United Airlines' pilots, angered by management's hard-nosed bargaining over wage increases, overwhelmingly rejected a four-year contract agreement, their union announced Thursday.
The dispute, which could threaten United's employee ownership experiment, will now go to arbitration.
Pilots are in the middle of a 5 1/2-year contract and cannot strike over wages, United spokesman Richard Martin said. The 1994 employee buyout of the company includes an agreement to reexamine wages to keep them competitive with those of other airlines.
The proposal would have raised wages by 3% in 1997 and 1998 and by 2% in 1999 and 2000. The United branch of the Air Line Pilots Assn. said 89% of those eligible voted last month and that of those pilots, 80% voted against the contract.

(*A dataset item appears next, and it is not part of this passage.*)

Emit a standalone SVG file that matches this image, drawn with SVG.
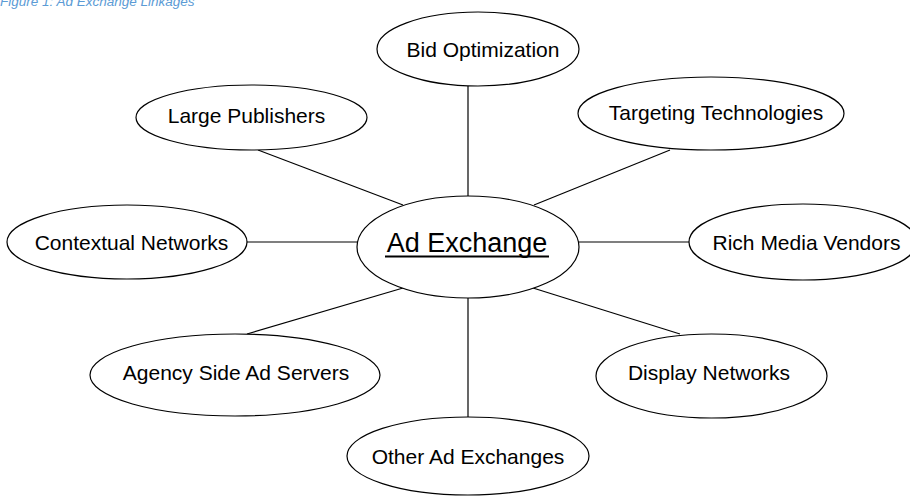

"The pilots' overwhelming rejection of the tentative agreement reflects a vote against a 'business as usual attitude' that has no place in an employee-owned company," Michael H. Glawe, chairman of the branch, said in a statement.
Gerald Greenwald, chairman of United's parent, Chicago-based UAL Corp., said he thought the wage increase offer was fair.
In the buyout, United pilots surrendered nearly 25% of their earnings in wages and benefits in return for stock that gave employees a 55% ownership of the company. But employees cannot cash in their stock until they leave the company. The pilots want to recapture that lost 25% by the time United employees decide in 2000 whether to renew the expiring employee stock ownership plan.